===== Dataset excerpts =====
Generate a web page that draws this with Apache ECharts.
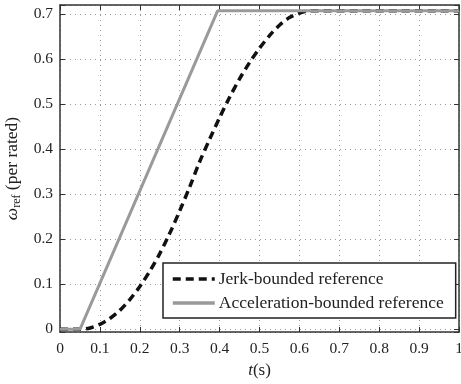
<!DOCTYPE html>
<html lang="en">
<head>
    <meta charset="UTF-8">
    <title>Speed reference</title>
    <script src="https://cdn.jsdelivr.net/npm/echarts@6/dist/echarts.min.js"></script>
    <style>
        html, body {margin: 0; padding: 0; background: #fff;}
        #chart {width: 461px; height: 384px;}
    </style>
</head>
<body>
<div id="chart"></div>
<script>
    // time axis ticks (s)
    var xTicks = [0, 0.1, 0.2, 0.3, 0.4, 0.5, 0.6, 0.7, 0.8, 0.9, 1]
    var yTicks = [0, 0.1, 0.2, 0.3, 0.4, 0.5, 0.6, 0.7]

    // jerk-bounded reference
    var jerkT = [0, 0.05, 0.075, 0.1, 0.125, 0.15, 0.175, 0.2, 0.225, 0.25, 0.275, 0.3, 0.325, 0.35,
        0.375, 0.4, 0.425, 0.45, 0.475, 0.5, 0.525, 0.55, 0.575, 0.6, 0.625, 1]
    var jerkW = [0, 0, 0.003, 0.011, 0.024, 0.042, 0.066, 0.095, 0.129, 0.168, 0.213, 0.263, 0.316, 0.372,
        0.422, 0.470, 0.515, 0.556, 0.592, 0.624, 0.652, 0.675, 0.692, 0.702, 0.707, 0.707]

    // acceleration-bounded reference
    var accT = [0, 0.05, 0.395, 1]
    var accW = [0, 0, 0.707, 0.707]

    var serif = '"Liberation Serif", "DejaVu Serif", serif'

    function pairs(t, w) {
        return t.map(function (v, i) { return [v, w[i]] })
    }

    // only label the 0.1 steps, hide the extent ends
    function yLabel(v) {
        var r = Math.round(v * 10) / 10
        return Math.abs(v - r) < 1e-6 && yTicks.indexOf(r) >= 0 ? String(r) : ''
    }

    var myChart = echarts.init(document.getElementById('chart'))

    var option = {
        animation: false,
        backgroundColor: '#fff',
        textStyle: {fontFamily: serif},
        grid: {left: 60, right: 2, top: 5, bottom: 52, outerBoundsMode: 'none', containLabel: false},
        legend: {
            orient: 'vertical',
            left: 163,
            top: 263,
            padding: [7, 12, 6, 8],
            itemGap: 6,
            itemWidth: 42,
            itemHeight: 14,
            backgroundColor: '#fff',
            borderColor: '#222',
            borderWidth: 1.5,
            borderRadius: 0,
            itemStyle: {opacity: 0},
            lineStyle: {width: 3.5},
            textStyle: {fontFamily: serif, fontSize: 17.5, color: '#222', padding: [0, 0, 0, -1]},
            data: ['Jerk-bounded reference', 'Acceleration-bounded reference']
        },
        xAxis: [
            {
                type: 'value',
                min: xTicks[0],
                max: xTicks[xTicks.length - 1],
                interval: 0.1,
                name: '{i|t}(s)',
                nameLocation: 'middle',
                nameGap: 30,
                nameTextStyle: {
                    fontFamily: serif, fontSize: 17, color: '#222',
                    rich: {i: {fontFamily: serif, fontSize: 17, fontStyle: 'italic', color: '#222'}}
                },
                axisLine: {show: true, onZero: false, lineStyle: {color: '#333', width: 1.5}},
                axisTick: {show: true, inside: true, length: 5, lineStyle: {color: '#333'}},
                axisLabel: {fontFamily: serif, fontSize: 15.5, color: '#222', margin: 9},
                splitLine: {show: true, lineStyle: {color: '#999', type: [1, 4], width: 1}}
            },
            {
                type: 'value',
                position: 'top',
                min: xTicks[0],
                max: xTicks[xTicks.length - 1],
                interval: 0.1,
                axisLine: {show: true, onZero: false, lineStyle: {color: '#333', width: 1.5}},
                axisTick: {show: true, inside: true, length: 5, lineStyle: {color: '#333'}},
                axisLabel: {show: false},
                splitLine: {show: false}
            }
        ],
        yAxis: [
            {
                type: 'value',
                min: -0.006,
                max: 0.72,
                splitNumber: 7,
                name: '{w|ω}{s|ref} (per rated)',
                nameLocation: 'middle',
                nameGap: 36,
                nameTextStyle: {
                    fontFamily: serif, fontSize: 17.5, color: '#222',
                    rich: {
                        w: {fontFamily: serif, fontSize: 17.5, fontStyle: 'italic', color: '#222'},
                        s: {fontFamily: serif, fontSize: 12, color: '#222', padding: [9, 0, 0, 0]}
                    }
                },
                axisLine: {show: true, onZero: false, lineStyle: {color: '#333', width: 1.5}},
                axisTick: {show: true, inside: true, length: 5, lineStyle: {color: '#333'}},
                axisLabel: {fontFamily: serif, fontSize: 15.5, color: '#222', margin: 7, formatter: yLabel},
                splitLine: {show: true, lineStyle: {color: '#999', type: [1, 4], width: 1}}
            },
            {
                type: 'value',
                position: 'right',
                min: -0.006,
                max: 0.72,
                splitNumber: 7,
                axisLine: {show: true, onZero: false, lineStyle: {color: '#333', width: 1.5}},
                axisTick: {show: true, inside: true, length: 5, lineStyle: {color: '#333'}},
                axisLabel: {show: false},
                splitLine: {show: false}
            }
        ],
        series: [
            {
                name: 'Jerk-bounded reference',
                type: 'line',
                data: pairs(jerkT, jerkW),
                smooth: 0.3,
                symbol: 'none',
                z: 3,
                lineStyle: {color: '#111', width: 3.5, type: [8, 5]},
                itemStyle: {color: '#111'}
            },
            {
                name: 'Acceleration-bounded reference',
                type: 'line',
                data: pairs(accT, accW),
                symbol: 'none',
                z: 4,
                lineStyle: {color: '#9a9a9a', width: 3},
                itemStyle: {color: '#9a9a9a'}
            }
        ]
    };

    myChart.setOption(option)
</script>
</body>
</html>
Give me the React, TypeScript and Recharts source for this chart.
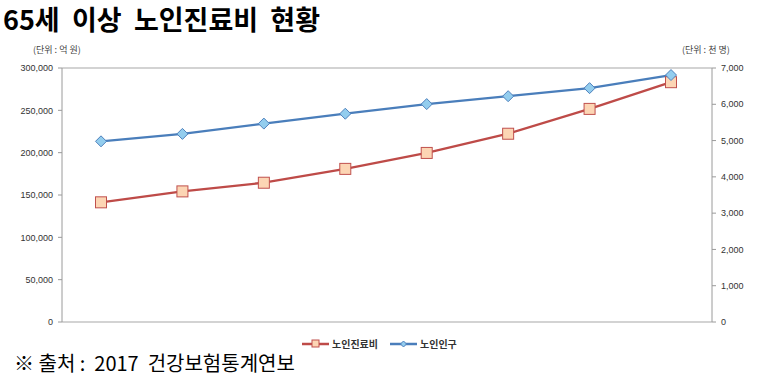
import React from 'react';
import { LineChart, Line, XAxis, YAxis, CartesianGrid } from 'recharts';

// 2010 ~ 2017
const years = ['2010', '2011', '2012', '2013', '2014', '2015', '2016', '2017'];
// 노인진료비 (억 원)
const medicalCost = [141350, 154260, 164494, 180852, 199687, 222361, 251692, 283247];
// 노인인구 (천 명)
const elderlyPop = [4979, 5184, 5468, 5740, 6005, 6223, 6445, 6806];

const leftTicks = [0, 50000, 100000, 150000, 200000, 250000, 300000];
const rightTicks = [0, 1000, 2000, 3000, 4000, 5000, 6000, 7000];

const seriesNames = ['노인진료비', '노인인구'];

const data = years.map((y, i) => ({ year: y, cost: medicalCost[i], pop: elderlyPop[i] }));

const RED = '#be4b48';
const BLUE = '#4a7ebb';
const font = '"Liberation Sans", "Noto Sans CJK KR", sans-serif';
const krFont = '"Noto Sans CJK KR", sans-serif';

const SquareDot = (props: any) => {
  const { cx, cy } = props;
  if (cx == null || cy == null) return null;
  return <rect x={cx - 5.5} y={cy - 5.5} width={11} height={11} fill="#fcd5b4" stroke="#c0504d" strokeWidth={1} />;
};

const DiamondDot = (props: any) => {
  const { cx, cy } = props;
  if (cx == null || cy == null) return null;
  return (
    <polygon
      points={`${cx},${cy - 5.5} ${cx + 5.5},${cy} ${cx},${cy + 5.5} ${cx - 5.5},${cy}`}
      fill="#93cdee"
      stroke="#4f81bd"
      strokeWidth={1}
    />
  );
};

const fmt = (v: number) => v.toLocaleString('en-US');

export default function App() {
  const tickStyle = { fontSize: 9, fill: '#333', fontFamily: font };
  return (
    <div style={{ position: 'absolute', left: 0, top: 0, width: 778, height: 378, background: '#fff', fontFamily: font }}>
      <div style={{ position: 'absolute', left: 3, top: 0, fontSize: 27, fontWeight: 'bold', color: '#000', whiteSpace: 'pre', fontFamily: krFont, lineHeight: '38px' }}>
        {'65세  이상  노인진료비  현황'}
      </div>
      <div style={{ position: 'absolute', left: 33, top: 43, fontSize: 9, color: '#444', whiteSpace: 'pre', fontFamily: krFont }}>(단위 : 억 원)</div>
      <div style={{ position: 'absolute', left: 682, top: 43, fontSize: 9, color: '#444', whiteSpace: 'pre', fontFamily: krFont }}>(단위 : 천 명)</div>

      <LineChart width={778} height={378} data={data} margin={{ top: 68, right: 0, bottom: 56, left: 0 }}>
        <CartesianGrid vertical={false} stroke="#a8a8a8" strokeWidth={1.2} />
        <XAxis dataKey="year" hide padding={{ left: 39, right: 41 }} />
        <YAxis
          yAxisId="left"
          orientation="left"
          width={62}
          domain={[0, 300000]}
          ticks={leftTicks}
          tickFormatter={fmt}
          tick={tickStyle}
          tickSize={4}
          tickMargin={5}
          stroke="#9a9a9a"
          interval={0}
        />
        <YAxis
          yAxisId="right"
          orientation="right"
          width={66}
          domain={[0, 7000]}
          ticks={rightTicks}
          tickFormatter={fmt}
          tick={{ ...tickStyle, textAnchor: 'start' }}
          tickSize={4}
          tickMargin={5}
          stroke="#9a9a9a"
          interval={0}
        />
        <Line
          yAxisId="left"
          dataKey="cost"
          name={seriesNames[0]}
          stroke={RED}
          strokeWidth={2.3}
          dot={<SquareDot />}
          isAnimationActive={false}
        />
        <Line
          yAxisId="right"
          dataKey="pop"
          name={seriesNames[1]}
          stroke={BLUE}
          strokeWidth={2.3}
          dot={<DiamondDot />}
          isAnimationActive={false}
        />
      </LineChart>

      <div style={{ position: 'absolute', left: 302, top: 336, display: 'flex', alignItems: 'center', fontSize: 10, fontWeight: 'bold', color: '#333', fontFamily: krFont }}>
        <svg width={27} height={12}>
          <line x1={0} y1={6} x2={27} y2={6} stroke={RED} strokeWidth={2.5} />
          <rect x={10} y={2} width={7} height={7} fill="#fcd5b4" stroke="#c0504d" />
        </svg>
        <span style={{ marginLeft: 3 }}>{seriesNames[0]}</span>
        <svg width={27} height={12} style={{ marginLeft: 12 }}>
          <line x1={0} y1={6} x2={27} y2={6} stroke={BLUE} strokeWidth={2.5} />
          <polygon points="13.5,3 16.5,6 13.5,9 10.5,6" fill="#93cdee" stroke="#4f81bd" />
        </svg>
        <span style={{ marginLeft: 3 }}>{seriesNames[1]}</span>
      </div>

      <div style={{ position: 'absolute', left: 14, top: 349, fontSize: 20, color: '#000', whiteSpace: 'pre', fontFamily: krFont, lineHeight: '28px' }}>
        {'※ 출처 :  2017  건강보험통계연보'}
      </div>
    </div>
  );
}
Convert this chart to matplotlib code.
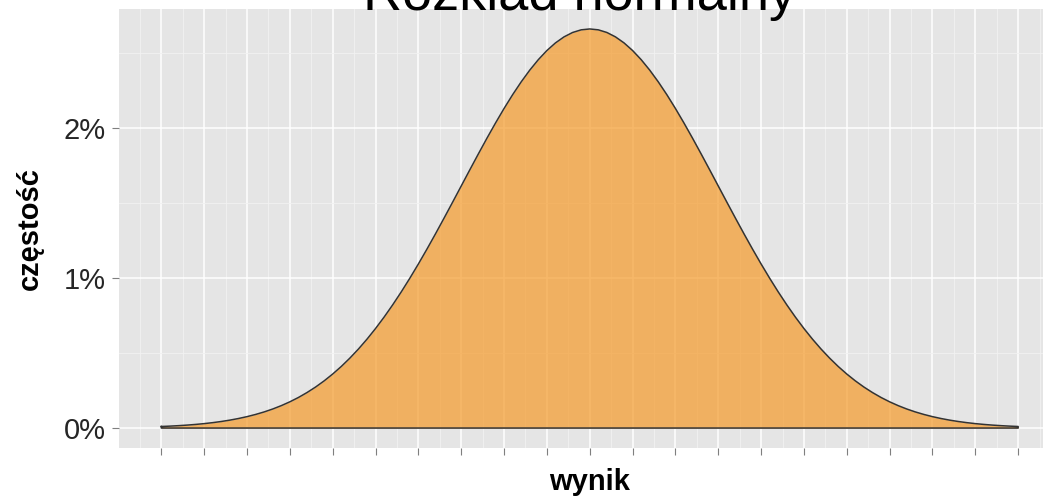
=====
• _Aim of the exercise_: Leave the pictures out, then copy word for word only the lines from the one containing "Give me the" through the one containing "const data = years.map((y, i)", both included.

• _Solved problem_:
Give me the React, TypeScript and Recharts source for this chart.
import React from 'react';
import { LineChart, Line, XAxis, YAxis, CartesianGrid } from 'recharts';

// 2010 ~ 2017
const years = ['2010', '2011', '2012', '2013', '2014', '2015', '2016', '2017'];
// 노인진료비 (억 원)
const medicalCost = [141350, 154260, 164494, 180852, 199687, 222361, 251692, 283247];
// 노인인구 (천 명)
const elderlyPop = [4979, 5184, 5468, 5740, 6005, 6223, 6445, 6806];

const leftTicks = [0, 50000, 100000, 150000, 200000, 250000, 300000];
const rightTicks = [0, 1000, 2000, 3000, 4000, 5000, 6000, 7000];

const seriesNames = ['노인진료비', '노인인구'];

const data = years.map((y, i) => ({ year: y, cost: medicalCost[i], pop: elderlyPop[i] }));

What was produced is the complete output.